The panellists were Robin Sutherland, the General Manager of New Ventures, Tullow Oil, Kevin Vorhaben, the Africa Unit Business Manager for Noble Energy, Geraud Moussarie, Senegal Country Manager for BP and Bongani Sayidini, the CEO of PetroSA.
The producers said transparency helped in terms of getting deals done as having open books with governments meant that both parties understood what was economically feasible and what was not. Angola’s recent round of offering better fiscal terms for margin sal oil fields showed what was possible, while new technology such as horizontal drilling had also lowered the costs of bring oil to market, although Africa had lagged other regions since oil prices moved significantly lower over the past few years. The OPEC Reference Barrel (ORB) price collapsed from a record annual average of $109.45 per barrel in 2012 to only $40.76 in 2016 before a gradual recovery to $52.51 in 2017 and $69.50 in 2018.
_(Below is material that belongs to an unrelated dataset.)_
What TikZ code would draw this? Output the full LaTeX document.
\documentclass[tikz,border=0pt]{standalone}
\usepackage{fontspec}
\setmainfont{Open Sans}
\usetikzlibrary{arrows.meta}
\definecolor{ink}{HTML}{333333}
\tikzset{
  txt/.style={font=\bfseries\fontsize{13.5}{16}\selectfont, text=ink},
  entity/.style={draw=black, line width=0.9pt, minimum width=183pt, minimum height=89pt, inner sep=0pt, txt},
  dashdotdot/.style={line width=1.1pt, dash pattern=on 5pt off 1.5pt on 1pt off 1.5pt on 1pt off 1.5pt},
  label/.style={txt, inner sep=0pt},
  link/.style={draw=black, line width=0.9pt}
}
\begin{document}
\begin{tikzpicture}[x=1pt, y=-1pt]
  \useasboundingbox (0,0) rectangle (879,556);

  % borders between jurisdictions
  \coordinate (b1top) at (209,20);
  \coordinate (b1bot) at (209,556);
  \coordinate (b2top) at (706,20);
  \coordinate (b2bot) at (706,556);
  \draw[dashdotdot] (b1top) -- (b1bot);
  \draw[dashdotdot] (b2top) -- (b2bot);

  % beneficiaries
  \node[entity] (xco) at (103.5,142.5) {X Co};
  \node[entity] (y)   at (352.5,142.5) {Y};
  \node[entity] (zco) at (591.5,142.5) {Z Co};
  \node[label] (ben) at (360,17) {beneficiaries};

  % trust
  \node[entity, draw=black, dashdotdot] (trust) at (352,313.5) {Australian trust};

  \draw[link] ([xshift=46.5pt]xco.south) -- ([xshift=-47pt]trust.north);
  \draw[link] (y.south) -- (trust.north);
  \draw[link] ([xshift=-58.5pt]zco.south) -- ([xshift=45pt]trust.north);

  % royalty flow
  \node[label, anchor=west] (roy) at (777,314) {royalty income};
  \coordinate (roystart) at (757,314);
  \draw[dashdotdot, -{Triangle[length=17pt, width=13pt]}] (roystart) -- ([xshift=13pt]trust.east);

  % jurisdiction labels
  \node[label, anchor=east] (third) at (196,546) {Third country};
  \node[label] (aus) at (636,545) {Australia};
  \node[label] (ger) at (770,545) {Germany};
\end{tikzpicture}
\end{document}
The collaboration should also be extended to competing oil companies as it did not make sense for example for each of the seven countries that had ownership of the West African oil basin to have its own maintenance hub and other joint service centres. The panellists said collaboration would lower costs and make more oil fields commercially viable, so unlocking the wealth that could improve the lives of millions of people.
It was for this reason why several African countries had come to the AOP in Cape Town to interact with producers and secure more investment for their oil fields. Gabon for instance aims to increase its crude oil production by 50% in the next two years, so last year it launched its 12th licensing round offering up 12 shallow water blocks and 23 ultra-deepwater blocks in the country’s offshore area.
To encourage investment Gabon also enacted a revised hydrocarbon code setting out its legal and fiscal frameworks for oil and gas projects, providing better incentives for investors. As a result, Malaysia’s state-owned oil company, Petronas within a month of the new code announced its signing of an agreement for two exploration permits for blocks F12 and F13 which, once developed, will produce 200,000 barrels per day (bpd) and, VAALCO Energy announced that it would commence is 2019/2020 drilling campaign.
Gabon’s Minister of Petroleum, Gas and Hydrocarbons, Noel Mboumba, is attending the AOP to showcase the country’s licensing round which will conclude in January 2020.
South Sudan is continuing to ramp up production and drive investment into its energy sector, and launch its 2020 oil and gas licensing round at the AOP 2019. The licensing round is the first exploration licensing round since the country gained its independence in 2011.
It will also announce the tender for an environmental audit for the country’s producing oilfields at the third annual South Sudan Oil & Power conference organized by AOP.
In March this year, South Africa’s Strategic Fuel Fund signed an exploration and production sharing agreement (EPSA) for Block B2, following Pan-African explorer, Oranto Petroleum’s signing of a six year EPSA for Block B3 in 2017, speaking to the country’s continued efforts to bolster the growth of its energy sector. The licensing round is the first exploration licensing round since the country gained its independence in 2011.
Equatorial Guinea announced that it was offering up 24 offshore and two onshore blocks as part of its 2019 oil and gas licensing round inviting all exploration and production companies to enter its hydrocarbons sector.